One of his most impressive traits is that he doesn’t lose sight of the ball, which you’d think would be a problem for him -- but that’s not the case at all. When he sees it, he’s gone. He is explosive when it comes to finishing the play, so he can really close some ground from the backside when running.

The key for these Dallas blockers in stopping Donald is the ability to maintain contact with him. He is most dangerous when he plays on the move. So if you take away his movement and make him have to fight blocks, you can frustrate him. He wants to win on that first step, so if you can take that away from him you have a better chance to block him.

Weapon: RB Todd Gurley

If there is a running back that is similar to Ezekiel Elliott, it is Todd Gurley. As much I loved Elliott coming out of the draft, I had the same feelings for Gurley. Both are complete backs and that’s the first trait I look for when evaluating the position.

The best thing that could have ever happened to Gurley’s career was the hiring of Sean McVay. Gurley now has a coach that understands how to use him to maximize his talents. Gurley can beat you in so many different ways, and McVay makes sure that’s the case.

The Rams have size across their offensive line, but they don’t block like the Colts. They tend to be push/shove blockers, which allows Gurley to patiently pick and choose where he wants to attack the hole.

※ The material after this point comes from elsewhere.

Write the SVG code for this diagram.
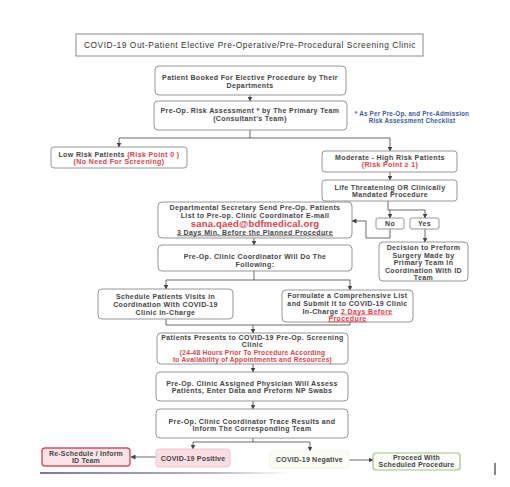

He reminds me of another Rams running back named Eric Dickerson in his running style. He takes the ball, glides for a step or two -- then explodes through the hole as tacklers bounce off him. Gurley shows tremendous lower body power and strength. Like Elliott, he tends to finish forward. There are not too many snaps where he gets knocked back or held to a negative gain.

Gurley is also a big part of the Rams’ passing game. Sean McVay creates opportunities for him to receive the ball. They call routes for him where they use other receivers and tight ends to pick for him and then drag him across the formation. He scored a touchdown against the Packers on a similar design. He made a catch against the Cowboys last year that broke the game open for the Rams. You have to be ready for him lining up all over the formation.

Under the Radar: TE Gerald Everett

Tyler Higbee is listed as the first tight end for the Rams, and he played well last season when these two clubs met. But the guy that worries me the most at the position is Gerald Everett.

Everett is a very good athlete. He shows impressive playing speed and foot quickness. He plays with a burst – just like he did at South Alabama. There is lateral quickness and separation in his routes. For a guy that’s a little lighter in the weight department, he will surprise you with his upper body strength. Everett will get into defender and snap his hips through the block in order to get movement. Most of his blocks come on the move.

He shows outstanding balance not only as a blocker, but as a route runner, as well. He can adjust easily on the move and can secure his man. He knows he’s undersized but works hard to finish his blocks. He can get movement with his positioning. He plays like a receiver when it comes to his release. He gets up the field in a hurry. Works well in tight spaces, especially in the red zone. Hands are solid. Wide catch radius. He doesn’t miss many opportunities to receive the ball.

For a young player, he has also shown the ability to make things happen with the ball in his hands. He can avoid tacklers in the open field. Everett doesn’t let the lack of size or weight keep him from doing his job well. He is a small school player that has made the jump into the league and hasn’t missed a beat during the transition.